И в том‐то и дело, что из всего ассортимента наглядной агитации того времени, пестрой колодой мелькающей в руках дежурных шарлатанов‐мемуаристов, у Хаирова – лишь те вещи, которые не вынесешь тайком в блокноте агитатора в свои будущие воспоминания. Запахи, звуки. «Мой нос многое помнит, – соглашается автор. – Нет‐нет, да и появится в ноздрях дурманящий запах бензина из кабины грузовика, острый солярочный – от шпал и придорожной травы, сладковатый – от пивных дрожжей, горячий хлебный – от потной лошади». Эти «компоненты» памяти как раз и есть передуманное и пережитое, снящееся и мерещащееся в каждом скрипе входной двери. Спросить бы, кто там – может, бабушка вернулась. «Она что‐то спрашивает, но ответить не могу. Пирожок мешает!»

Хотя, конечно, можно и не отвечать, ведь все равно не страшно – личную память не утащить в ливерную историю страны, и можно смело вспоминать, что детство это там, где «деревянные ступени попискивали, как котята», «с обжигающей горки молодой картошки неумолимо скользит вниз, разрушаясь, куб сливочного масла», а «под кроватью слышалось чревоугодное потрескивание запасённых впрок огромных астраханских арбузов, которые в дом затаскивали матросы двухпалубного парохода под названием “Семнадцатый год”». Какого еще Носова вам надо?

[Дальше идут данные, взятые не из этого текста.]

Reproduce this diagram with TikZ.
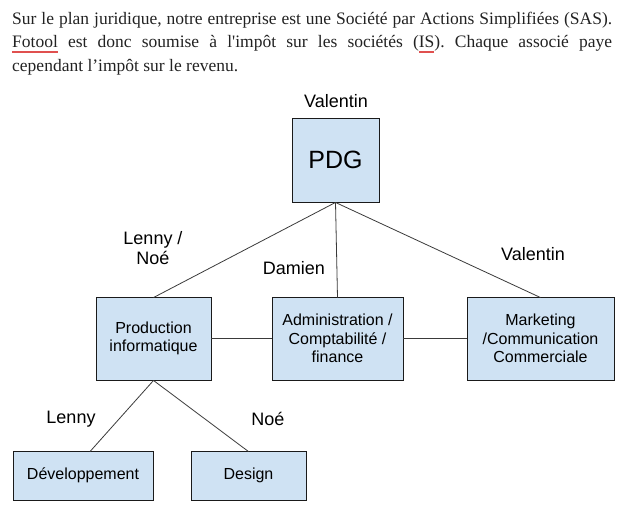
\documentclass[tikz,border=0pt]{standalone}
\usepackage{fontspec}
\setmainfont{Liberation Serif}[Ligatures=TeXOff]
\newfontfamily\arialfont{Liberation Sans}
\frenchspacing
\definecolor{boxfill}{HTML}{CFE2F3}
\definecolor{boxborder}{HTML}{1A1A1A}
\definecolor{linegray}{HTML}{3A3A3A}
\definecolor{ulred}{HTML}{E0504F}
\definecolor{partext}{HTML}{222222}
\newcommand\spellul[1]{\setbox0\hbox{#1}\rlap{\color{ulred}\rule[-5pt]{\wd0}{1.4pt}}\box0\relax}
\tikzset{
  orgbox/.style={draw=boxborder, fill=boxfill, line width=0.9pt, inner sep=0pt,
    align=center, text=black, font=\arialfont\fontsize{16}{18.4}\selectfont},
  lbl/.style={inner sep=0pt, align=center, text=black,
    font=\arialfont\fontsize{18}{20.7}\selectfont},
  link/.style={draw=linegray, line width=0.8pt},
  parline/.style={inner sep=0pt, anchor=base west, text=partext,
    font=\fontsize{17.5}{23.5}\selectfont}
}
\begin{document}
\begin{tikzpicture}[x=1pt,y=-1pt]
\useasboundingbox (0,0) rectangle (628,514);
% paragraph
\node[parline] (par1) at (12,24) {\makebox[600pt][s]{Sur le plan juridique, notre entreprise est une Société par Actions Simplifiées (SAS).}};
\node[parline] (par2) at (12,47.5) {\makebox[600pt][s]{\spellul{Fotool} est donc soumise à l'impôt sur les sociétés (\spellul{IS}). Chaque associé paye}};
\node[parline] (par3) at (12,71) {cependant l’impôt sur le revenu.};
% boxes
\node[orgbox, minimum width=87pt, minimum height=84pt, font=\arialfont\fontsize{25}{28}\selectfont] (pdg) at (335.5,160) {PDG};
\node[orgbox, minimum width=115pt, minimum height=83pt] (prod) at (153.5,338.5) {Production\\informatique};
\node[orgbox, minimum width=131pt, minimum height=83pt] (admin) at (337.5,338.5) {Administration /\\Comptabilité /\\finance};
\node[orgbox, minimum width=147pt, minimum height=83pt] (mkt) at (540.5,338.5) {Marketing\\/Communication\\Commerciale};
\node[orgbox, minimum width=140pt, minimum height=49pt] (dev) at (83,475.5) {Développement};
\node[orgbox, minimum width=115pt, minimum height=49pt] (design) at (248.5,475.5) {Design};
% labels
\node[lbl] (lvalentin) at (336,101) {Valentin};
\node[lbl] (llennynoe) at (153,248) {Lenny /\\Noé};
\node[lbl] (ldamien) at (294,268) {Damien};
\node[lbl] (lvalentin2) at (533,254) {Valentin};
\node[lbl] (llenny) at (71,419) {Lenny};
\node[lbl] (lnoe) at (268,419) {Noé};
% connectors
\draw[link] (pdg.south) -- ([yshift=-1pt]prod.north);
\draw[link] (pdg.south) -- ([yshift=-1pt]admin.north);
\draw[link] (pdg.south) -- ([yshift=-1pt]mkt.north);
\draw[link] (prod.east) -- (admin.west);
\draw[link] (admin.east) -- (mkt.west);
\draw[link] (prod.south) -- ([xshift=7pt,yshift=-1pt]dev.north);
\draw[link] (prod.south) -- ([yshift=-1pt]design.north);
\end{tikzpicture}
\end{document}
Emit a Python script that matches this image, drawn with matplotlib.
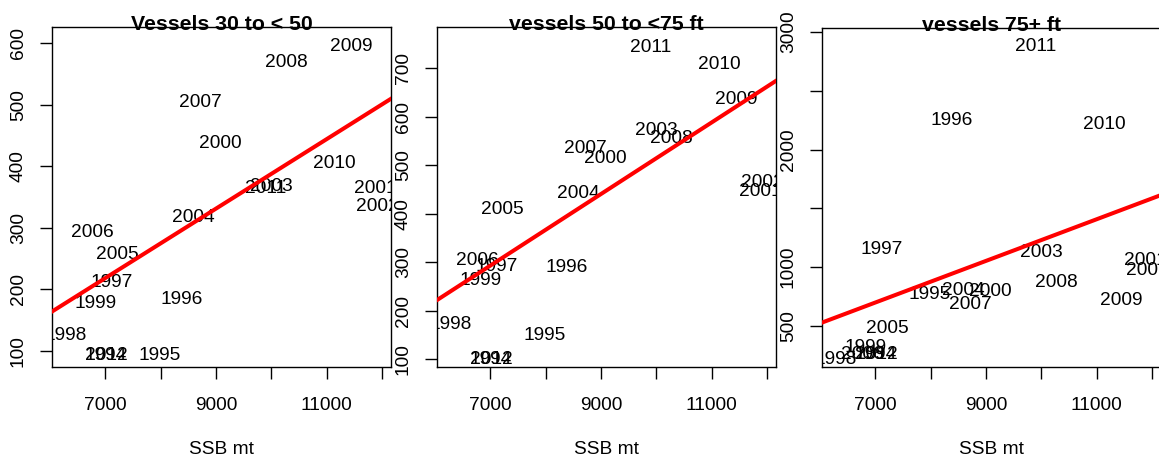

Кроме того, о детстве‐отрочестве‐юности неподалеку и где-то рядом писали многие, каждый со своим личным придыханием, столичным или не очень акцентом и авторской, как водится, интонацией, но в случае с прозой Хаирова его рассказы о прошлом – это еще и роскошная экзотика, забытое пиршество красок вроде живописи Сарьяна и Пиросмани, в описываемое время не особо популярных классиков стиля. Убегали дети у Чехова, стояли табором цыгане у всех остальных. Здесь вроде бы все по накатанной, ведь библиотека приключений от Жюля Верна до Фенимора Купера особо не изменилась со времен «проклятого» царизма, и Словарем Брокгауза и Ефрона вполне можно было обойтись – та же Большая советская энциклопедия только без космонавтов. Главное, добавить к Чехову местного чеснока, и получится еще тот Монтигомо Ястребиный Коготь! «Осенью в детсаде я подбил на побег двух приятелей. Уйти далеко нам не удалось. Погоня шла по пятам. Чтобы меня не узнали, я надел картуз задом наперёд и пошёл прихрамывая».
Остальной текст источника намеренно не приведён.